A friend of mine was irked because his partner didn’t want to send out Christmas cards this year. Nothing to do with the expense, the time, anything, turns out she just didn’t feel like it. “We didn’t deserve to receive any,” he reflected.
A year off is no big deal, but this understandable tension illustrates a foundational idea that explains why close friendships are elusive—they depend upon reciprocity.
Zuckerberg has zucked up our understanding of terms like “acquaintance,” “friend,” and “close friend”. If you’re like most people, you have many acquaintances, maybe a handful or two or three of friends, and very few close friends. This Daily Mail article says most people have two close friends, down from three 25 years ago. I’ve seen similar U.S.-based research numbers. What distinguishes friends from acquaintances and close friends from mere friends?
Friends spend more time together than acquaintances. Acquaintances are people we enjoy when we occasionally end up at the same place at the same time. A large proportion of Facebook “friends” are acquaintances. With an acquaintance, you can go weeks or months without any face-to-face contact. You don’t really know what makes them tick and they’re clueless as to your inner life. In contrast, friends do things together more frequently—whether writing back and forth, talking, helping one another, working out together, eating, traveling, etc. Time together gives friends a feel for each other’s daily activities, hopes, fears, and thoughts more generally.
What distinguishes especially close friendships is both people initiate a similar amount. Communication; invitations to do things; and the degree of honesty, transparency, and trust are balanced. There’s a natural, shared reciprocity. That sounds more simplistic than it is. In actuality, no friendship is ever perfectly balanced. Close friends can weather a slight imbalance (10-15%?) at any given time, but more than that and closeness is inevitably sacrificed.
How to apply these ideas? Most people would trade several acquaintances for a friend and a handful of friends for one especially close one. Quality trumps quantity. All of us have friends we wish we were closer to, but they don’t initiate as much as we’d like. This is why life for middle schoolers is so filled with drama, the social imbalances wreak havoc.

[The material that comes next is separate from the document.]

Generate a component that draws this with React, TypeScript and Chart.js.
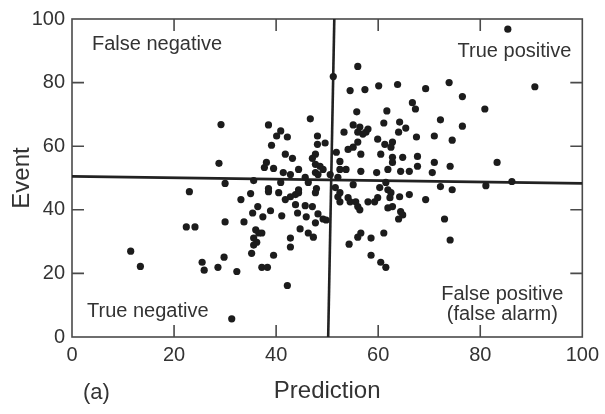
import React, { useEffect, useRef } from "react";
import { Chart, registerables } from "chart.js";

Chart.register(...registerables);

// Prediction (x) and Event (y) values
const prediction = [
  29.2, 28.8, 30.0, 23.0, 22.4, 24.1, 30.0, 11.5, 13.4, 25.5, 25.9, 28.6, 29.8, 31.3,
  33.1, 35.0, 38.5, 40.5, 41.8, 42.8, 43.8, 44.4, 47.7, 36.4, 35.4, 38.9, 37.4, 41.1,
  43.8, 44.2, 45.7, 47.1, 45.9, 48.2, 47.7, 49.2, 49.8, 33.7, 36.0, 36.6, 35.6, 36.2,
  35.6, 37.2, 44.7, 46.3, 47.3, 42.8, 42.8, 35.2, 39.5, 32.3, 37.2, 38.3, 42.2,
  46.7, 38.5, 40.9, 40.1, 42.2, 39.1, 48.1, 48.1, 49.6, 47.7, 47.1, 41.8, 43.2, 38.1,
  37.7, 39.5, 44.4, 47.7, 48.6, 49.2, 47.7, 48.2, 41.4, 42.8, 45.7, 50.6, 35.6, 40.9,
  46.3, 38.5, 44.4, 47.9,
  51.8, 52.5, 52.5, 52.1, 54.1, 53.7, 51.6, 52.1, 53.3, 51.2, 54.5,
  56.0, 57.6, 56.0, 55.1, 59.9, 61.3, 62.8, 56.6, 60.5, 56.6, 59.7, 61.9, 52.5, 54.1,
  54.5, 52.5, 55.6, 56.0, 56.4, 55.1, 58.0, 59.3, 59.9, 60.3, 61.9,
  56.0, 57.4, 60.1, 63.8, 69.3, 73.9, 76.5, 66.7, 67.3, 55.8, 61.7, 72.2, 76.5, 55.1,
  56.4, 58.0, 57.0, 61.1, 64.2, 64.0, 65.4, 67.5, 71.0, 74.5, 62.5,
  62.8, 62.8, 64.8, 67.7, 67.7, 71.0, 70.6, 74.1, 64.4, 66.1, 72.2, 74.5, 61.5, 62.5,
  64.2, 66.1, 69.3, 62.3, 62.8, 61.9, 64.4, 64.8, 64.0, 73.0, 74.1, 56.6, 56.0, 58.6,
  61.1, 54.3, 58.6, 60.5, 61.5,
  85.4, 90.7, 80.9, 83.3, 81.1, 86.2,
];

const eventValues = [
  66.8, 54.6, 48.3, 45.7, 34.6, 34.6, 36.2, 27.0, 22.2, 23.5, 21.0, 21.9, 25.1, 5.7,
  43.2, 45.1, 45.7, 45.4, 43.2, 44.1, 44.8, 45.4, 45.4, 41.0, 39.0, 39.7, 37.8, 38.1,
  41.6, 39.0, 41.3, 41.0, 37.8, 38.7, 35.9, 37.1, 36.8, 36.2, 33.7, 32.7, 31.1, 29.8,
  28.9, 32.7, 34.0, 32.7, 31.4, 31.1, 28.3, 26.3, 25.7, 20.6, 21.9, 21.9, 16.2,
  68.6, 66.7, 64.8, 63.2, 62.9, 60.3, 63.2, 60.6, 61.0, 57.5, 56.2, 57.5, 56.2, 54.9,
  53.3, 53.0, 52.7, 54.3, 53.7, 52.7, 51.7, 51.1, 51.7, 51.1, 50.2, 51.1, 49.2, 48.6,
  48.6, 46.7, 46.3, 46.7,
  58.1, 55.2, 52.7, 50.2, 59.0, 52.7, 47.0, 44.1, 64.4, 81.9, 77.5,
  64.4, 64.4, 61.3, 59.7, 62.2, 60.6, 61.3, 57.5, 57.5, 52.1, 51.7, 52.7, 45.4, 43.8,
  42.5, 42.5, 42.5, 41.0, 40.0, 47.9, 42.5, 42.5, 43.8, 47.0, 46.3,
  85.1, 77.8, 79.0, 79.4, 78.1, 80.0, 75.6, 73.7, 71.7, 70.8, 71.1, 68.3, 66.3, 66.7,
  66.0, 65.4, 63.8, 67.3, 67.6, 64.4, 65.7, 62.9, 63.2, 61.9, 59.7,
  56.5, 54.9, 56.5, 56.8, 53.7, 54.9, 51.7, 53.7, 52.1, 52.1, 47.3, 46.3, 48.6, 45.4,
  44.1, 44.8, 43.2, 43.8, 41.0, 40.6, 39.4, 38.4, 37.1, 37.1, 30.5, 32.7, 31.4, 31.1,
  32.7, 29.2, 25.7, 23.5, 21.9,
  96.8, 78.7, 71.7, 54.9, 47.6, 48.9,
];

const xTickValues = [0, 20, 40, 60, 80, 100];
const yTickValues = [0, 20, 40, 60, 80, 100];

// threshold lines (as drawn, slightly tilted by the scan)
const verticalLineX = [50.2, 51.4]; // at event = 0 and event = 100
const horizontalLineY = [50.5, 48.3]; // at prediction = 0 and prediction = 100

const quadrantTexts = ["False negative", "True positive", "True negative", "False positive", "(false alarm)"];
const panelLabel = "(a)";
const xTitle = "Prediction";
const yTitle = "Event";

const FONT = "'Liberation Sans', Arial, sans-serif";
const TEXT = "#333333";

const decorPlugin = {
  id: "decor",
  beforeDatasetsDraw(chart: any) {
    const { ctx, chartArea: a, scales } = chart;
    const xs = scales.x;
    const ys = scales.y;
    ctx.save();
    ctx.strokeStyle = "#4a4a4a";
    ctx.lineWidth = 1.6;
    ctx.strokeRect(a.left, a.top, a.right - a.left, a.bottom - a.top);
    const tl = 12;
    ctx.beginPath();
    xTickValues.forEach((v) => {
      if (v === 0 || v === 100) return;
      const px = xs.getPixelForValue(v);
      ctx.moveTo(px, a.bottom);
      ctx.lineTo(px, a.bottom - tl);
      ctx.moveTo(px, a.top);
      ctx.lineTo(px, a.top + tl);
    });
    yTickValues.forEach((v) => {
      if (v === 0 || v === 100) return;
      const py = ys.getPixelForValue(v);
      ctx.moveTo(a.left, py);
      ctx.lineTo(a.left + tl, py);
      ctx.moveTo(a.right, py);
      ctx.lineTo(a.right - tl, py);
    });
    ctx.stroke();
    ctx.restore();
  },
  afterDraw(chart: any) {
    const { ctx, chartArea: a } = chart;
    ctx.save();
    ctx.fillStyle = TEXT;
    ctx.font = `20px ${FONT}`;
    ctx.textBaseline = "alphabetic";
    ctx.textAlign = "left";
    ctx.fillText(quadrantTexts[0], a.left + 20, a.top + 31);
    ctx.fillText(quadrantTexts[2], a.left + 15, a.bottom - 20);
    ctx.textAlign = "right";
    ctx.fillText(quadrantTexts[1], a.right - 11, a.top + 38);
    ctx.textAlign = "center";
    ctx.fillText(quadrantTexts[3], a.right - 80, a.bottom - 37);
    ctx.fillText(quadrantTexts[4], a.right - 80, a.bottom - 17);
    ctx.textAlign = "left";
    ctx.font = `22px ${FONT}`;
    ctx.fillText(panelLabel, a.left + 11, a.bottom + 62);
    ctx.restore();
  },
};

export default function App() {
  const ref = useRef<HTMLCanvasElement | null>(null);

  useEffect(() => {
    document.body.style.margin = "0";
    const canvas = ref.current;
    if (!canvas) return;
    const points = prediction.map((p, i) => ({ x: p, y: eventValues[i] }));
    const chart = new Chart(canvas, {
      type: "scatter",
      data: {
        datasets: [
          {
            data: points,
            pointRadius: 3.6,
            pointBackgroundColor: "#1c1c1c",
            pointBorderWidth: 0,
            order: 0,
          } as any,
          {
            type: "line",
            data: [
              { x: 0, y: horizontalLineY[0] },
              { x: 100, y: horizontalLineY[1] },
            ],
            borderColor: "#222222",
            borderWidth: 2.6,
            pointRadius: 0,
            order: 1,
          } as any,
          {
            type: "line",
            data: [
              { x: verticalLineX[0], y: 0 },
              { x: verticalLineX[1], y: 100 },
            ],
            borderColor: "#222222",
            borderWidth: 2.6,
            pointRadius: 0,
            order: 1,
          } as any,
        ],
      },
      options: {
        responsive: false,
        animation: false,
        layout: { padding: { left: 0, right: 19, top: 18, bottom: 0 } },
        plugins: { legend: { display: false }, tooltip: { enabled: false } },
        scales: {
          x: {
            type: "linear",
            min: 0,
            max: 100,
            afterBuildTicks: (s: any) => {
              s.ticks = xTickValues.map((v) => ({ value: v }));
            },
            afterFit: (s: any) => {
              s.height = 77;
            },
            grid: { display: false, drawTicks: false },
            border: { display: false },
            ticks: {
              padding: 6,
              color: TEXT,
              font: { family: FONT, size: 20 },
              maxRotation: 0,
              autoSkip: false,
            },
            title: {
              display: true,
              text: xTitle,
              color: TEXT,
              font: { family: FONT, size: 24 },
              padding: { top: 0, bottom: 8 },
            },
          },
          y: {
            type: "linear",
            min: 0,
            max: 100,
            afterBuildTicks: (s: any) => {
              s.ticks = yTickValues.map((v) => ({ value: v }));
            },
            afterFit: (s: any) => {
              s.width = 72;
            },
            grid: { display: false, drawTicks: false },
            border: { display: false },
            ticks: {
              padding: 7,
              color: TEXT,
              font: { family: FONT, size: 20 },
              autoSkip: false,
            },
            title: {
              display: true,
              text: yTitle,
              color: TEXT,
              font: { family: FONT, size: 24 },
              padding: { top: 8, bottom: 0 },
            },
          },
        },
      },
      plugins: [decorPlugin],
    } as any);
    return () => chart.destroy();
  }, []);

  return (
    <div style={{ position: "absolute", left: 0, top: 0, width: 605, height: 414, background: "#ffffff" }}>
      <canvas ref={ref} width={605} height={414} style={{ display: "block", width: 605, height: 414 }} />
    </div>
  );
}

When it comes to unrequited friendship, most middle schoolers are not self-confident or secure enough to say, “Your loss.” We never completely escape the complexities prompted by social imbalances.
Think about your social constellation. Who are your acquaintances, friends, and close friends? Odds are you have acquaintances or friends who you wish would initiate more. I shortchange my long-distance friends because I’m allergic to telephones. I shortchange local friends because I’m similarly allergic to cell phones which means, like a modern day Rudolph, I can’t join in all the texting fun. More important than telephone calls and texts is a willingness to be vulnerable enough to allow friendships to deepen.
Consider using the changing of the calendar to tell a friend or two through your words and/or actions that you’d like to spend more time with them. If they don’t initiate any more than normal for whatever reason, don’t push it or dwell on it, life’s too short, close friendship can’t be forced. If need be, accept the limits of that particular friendship and invest your time and energy in another friend who may be waiting for an invitation to spend more time together and to be more vulnerable.